Après une apparition au Festival de Berlin en 2024, le premier long-métrage de Qiu Yang, Some Rain Must Fall, fait une incursion discrète en salles, au Cinéma du Panthéon à Paris, depuis le 26 mars 2025. Réalisateur de plusieurs courts-métrages stimulants dans les années 2010, le jeune artiste chinois s’inscrit dans le cinéma d’auteur de sa génération à travers une œuvre sèche et sombre, dans laquelle son héroïne révèle peu à peu la lumière en elle derrière son visage épuisé.
Femme au foyer de 40 ans, Cai a perdu la notion de qui elle est et de ce qu’elle veut devenir.
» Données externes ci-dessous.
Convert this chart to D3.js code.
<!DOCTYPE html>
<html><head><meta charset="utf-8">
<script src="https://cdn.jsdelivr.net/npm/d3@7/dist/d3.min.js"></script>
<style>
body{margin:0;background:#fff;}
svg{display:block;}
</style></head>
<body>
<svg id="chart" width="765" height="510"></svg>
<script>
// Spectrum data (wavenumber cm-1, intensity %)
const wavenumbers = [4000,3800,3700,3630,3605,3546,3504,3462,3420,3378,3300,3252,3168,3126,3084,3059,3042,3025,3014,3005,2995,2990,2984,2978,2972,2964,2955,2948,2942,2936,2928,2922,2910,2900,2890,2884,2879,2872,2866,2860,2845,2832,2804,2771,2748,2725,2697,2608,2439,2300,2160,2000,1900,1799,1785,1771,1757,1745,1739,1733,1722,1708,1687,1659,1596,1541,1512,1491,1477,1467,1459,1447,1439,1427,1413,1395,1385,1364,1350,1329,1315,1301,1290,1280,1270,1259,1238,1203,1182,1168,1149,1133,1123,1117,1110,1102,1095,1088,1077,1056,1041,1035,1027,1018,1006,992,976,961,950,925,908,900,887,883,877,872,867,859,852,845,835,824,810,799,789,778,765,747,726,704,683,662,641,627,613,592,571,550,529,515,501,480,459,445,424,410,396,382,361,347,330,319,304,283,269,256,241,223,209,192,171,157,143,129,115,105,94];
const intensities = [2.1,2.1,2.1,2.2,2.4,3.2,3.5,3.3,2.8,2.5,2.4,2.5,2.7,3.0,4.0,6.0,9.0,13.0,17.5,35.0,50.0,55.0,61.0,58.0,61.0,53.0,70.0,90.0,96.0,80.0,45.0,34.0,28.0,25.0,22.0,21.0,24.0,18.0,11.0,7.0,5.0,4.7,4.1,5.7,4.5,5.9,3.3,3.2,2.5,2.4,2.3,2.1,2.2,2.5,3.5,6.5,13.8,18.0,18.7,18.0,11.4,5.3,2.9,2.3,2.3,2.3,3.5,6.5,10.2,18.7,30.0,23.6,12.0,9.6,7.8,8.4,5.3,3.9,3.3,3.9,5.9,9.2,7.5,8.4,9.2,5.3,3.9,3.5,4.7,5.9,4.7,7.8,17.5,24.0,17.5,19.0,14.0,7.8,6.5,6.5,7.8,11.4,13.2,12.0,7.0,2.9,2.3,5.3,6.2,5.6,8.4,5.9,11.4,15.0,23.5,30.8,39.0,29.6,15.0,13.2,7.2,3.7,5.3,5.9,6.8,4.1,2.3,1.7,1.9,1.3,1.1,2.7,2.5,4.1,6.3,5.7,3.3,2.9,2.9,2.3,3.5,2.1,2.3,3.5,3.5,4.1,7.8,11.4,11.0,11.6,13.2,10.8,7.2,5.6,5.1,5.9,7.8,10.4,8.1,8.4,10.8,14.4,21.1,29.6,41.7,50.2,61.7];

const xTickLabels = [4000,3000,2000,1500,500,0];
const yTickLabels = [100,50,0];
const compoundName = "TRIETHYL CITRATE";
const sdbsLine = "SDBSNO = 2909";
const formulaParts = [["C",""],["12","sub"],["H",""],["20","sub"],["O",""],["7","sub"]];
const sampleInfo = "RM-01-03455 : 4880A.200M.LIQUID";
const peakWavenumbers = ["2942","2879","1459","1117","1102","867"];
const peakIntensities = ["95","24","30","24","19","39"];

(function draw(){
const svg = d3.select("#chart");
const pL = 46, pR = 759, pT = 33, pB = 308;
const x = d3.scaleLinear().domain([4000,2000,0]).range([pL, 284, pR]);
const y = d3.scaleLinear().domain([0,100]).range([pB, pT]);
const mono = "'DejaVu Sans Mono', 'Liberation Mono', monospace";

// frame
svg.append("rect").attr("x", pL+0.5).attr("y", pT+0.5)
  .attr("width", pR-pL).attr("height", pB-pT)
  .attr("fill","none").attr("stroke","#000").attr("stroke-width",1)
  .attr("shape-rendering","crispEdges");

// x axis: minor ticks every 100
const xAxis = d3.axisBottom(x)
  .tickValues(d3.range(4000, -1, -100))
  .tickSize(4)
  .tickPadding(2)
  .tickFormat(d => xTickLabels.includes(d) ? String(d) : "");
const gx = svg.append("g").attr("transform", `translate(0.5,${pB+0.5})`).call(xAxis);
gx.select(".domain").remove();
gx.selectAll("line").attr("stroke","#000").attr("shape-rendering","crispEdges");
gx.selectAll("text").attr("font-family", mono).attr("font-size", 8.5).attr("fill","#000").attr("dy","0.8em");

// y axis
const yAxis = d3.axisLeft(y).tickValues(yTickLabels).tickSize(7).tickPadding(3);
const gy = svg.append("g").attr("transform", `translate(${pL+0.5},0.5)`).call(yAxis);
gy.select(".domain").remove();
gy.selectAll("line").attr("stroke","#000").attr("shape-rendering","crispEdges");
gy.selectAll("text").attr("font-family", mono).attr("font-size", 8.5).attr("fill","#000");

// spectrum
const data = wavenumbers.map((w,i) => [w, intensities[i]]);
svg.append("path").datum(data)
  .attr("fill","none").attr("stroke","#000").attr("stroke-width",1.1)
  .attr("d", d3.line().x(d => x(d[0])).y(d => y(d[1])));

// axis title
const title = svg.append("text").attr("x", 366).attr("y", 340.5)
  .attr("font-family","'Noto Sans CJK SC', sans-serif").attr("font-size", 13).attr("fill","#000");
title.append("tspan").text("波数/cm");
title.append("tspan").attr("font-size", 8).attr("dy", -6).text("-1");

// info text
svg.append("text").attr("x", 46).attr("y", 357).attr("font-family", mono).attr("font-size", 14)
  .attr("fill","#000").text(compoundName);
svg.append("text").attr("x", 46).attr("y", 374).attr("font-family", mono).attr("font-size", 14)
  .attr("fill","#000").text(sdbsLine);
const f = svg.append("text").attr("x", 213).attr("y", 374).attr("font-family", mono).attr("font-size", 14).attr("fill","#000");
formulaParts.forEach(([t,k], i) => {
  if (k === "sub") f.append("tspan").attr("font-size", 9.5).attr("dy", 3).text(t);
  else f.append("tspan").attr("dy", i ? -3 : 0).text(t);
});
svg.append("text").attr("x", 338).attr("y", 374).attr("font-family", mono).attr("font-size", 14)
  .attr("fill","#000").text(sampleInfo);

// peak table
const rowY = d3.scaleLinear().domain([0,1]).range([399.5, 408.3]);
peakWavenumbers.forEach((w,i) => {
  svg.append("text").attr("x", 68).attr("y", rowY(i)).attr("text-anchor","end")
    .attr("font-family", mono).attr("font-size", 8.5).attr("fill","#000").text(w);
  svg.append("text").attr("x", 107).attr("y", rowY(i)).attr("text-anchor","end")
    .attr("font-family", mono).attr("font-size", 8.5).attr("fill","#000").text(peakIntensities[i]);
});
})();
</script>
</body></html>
Lors d’un match de basketball de sa fille, elle blesse accidentellement une femme âgée. Cet événement apparemment anodin devient le catalyseur d’une vie qui bascule, alors que des événements du passé refont surface et qu’elle se dirige vers un avenir inconnu.
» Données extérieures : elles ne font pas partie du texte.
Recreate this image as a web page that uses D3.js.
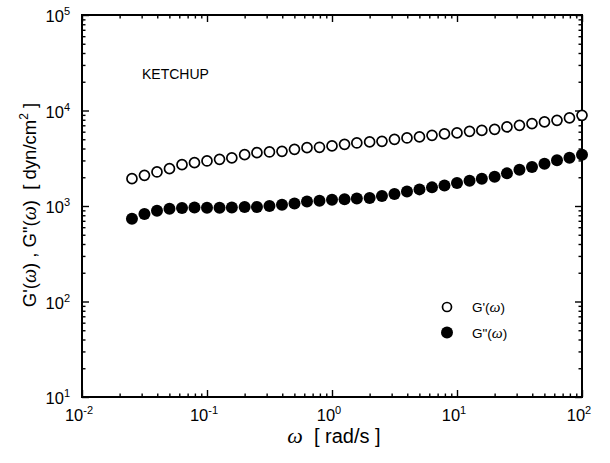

Some Rain Must Fall est un héritier de cette longue lignée de films d’auteur chinois, qui depuis la Cinquième génération des années 1980, dresse le portrait de Chinois malmenés, par l’État, leurs voisins, ou tout simplement les aléas malheureux de la vie qui s’acharnent de manière particulièrement accentuée. Si Vivre ! de Zhang Yimou (1994) en est l’éminent représentant dans le versant classique du cinéma chinois, on peut poser un jalon plus contemporain avec le polar Une Pluie sans fin de Dong Yue en 2018 (la pluie, encore elle). Dès lors, tout un courant de films urbains voit le jour pour témoigner d’une grisaille qui couvre le ciel des grandes et moyennes villes chinoises, et où se succèdent une série d’évènements dramatiques pour les héroïnes et héros de films concernés. En 2019, il y a eu An Elephant Sitting Still et Le Lac aux oies sauvages, en 2021, Are You Lonesome Tonight?, en 2023, Only the River Flows, et c’est sans compter les nombreuses occurrences aperçues de manière plus limitées en festival (Within, Absence, etc).
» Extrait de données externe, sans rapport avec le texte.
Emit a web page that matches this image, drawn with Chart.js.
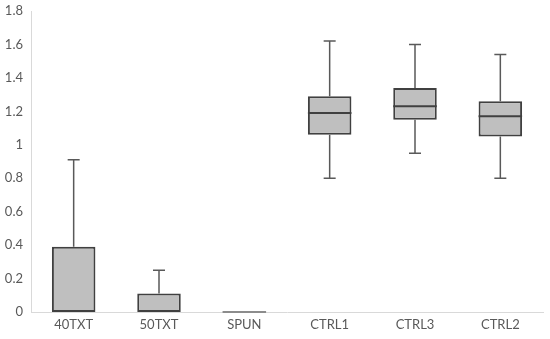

Qiu Yang focalise la quasi-entièreté du film sur le visage buriné et impassible de son héroïne, légèrement fébrile en cas de moments de stress, comme lorsqu’elle heurte cette vieille dame avec un ballon ou bien lorsque sa fille la questionne sur un élément de son passé. Régulièrement, l’accès à l’image pour le spectateur est encombré par des éléments de décors floutés, qui viennent surligner l’inconfort dans lequel se situe cette mère de famille en instance de divorce, où chaque séquence décrite dans le film est une épreuve pour elle, un coup dur tantôt causé par un évènement aléatoire, tantôt par la toxicité classique de l’entourage familial dans ce type de films chinois continentaux.
Arrivant donc dans une vague éprouvée de ce genre d’œuvres, Some Rain Must Fall peut sonner comme une occurrence de plus, dans une narration qui veut étouffer son personnage. Pourtant, à bien des égards, le film de Qiu Yang réussi le développement de Cai, tout comme il aura su, in fine, installer une ambiance moite et inconfortable, que le choix de Cai parviendra à éclaircir. La scène qui donne son titre au film, une légère averse lorsque deux personnages qui se connaissent bien achèvent de se séparer, a quelque chose de réconfortant, un réconfort dont on aura mesuré à quel point il a aura été difficile à obtenir. C’est par ces petites touches de mise en scène atmosphérique que le film atteint son but, celui de provoquer une sensation dans le cœur des spectateurs.
Maxime Bauer.
Some Rain Must Fall de Qiu Yang. Chine. 2024. En salles le 25/03/2025.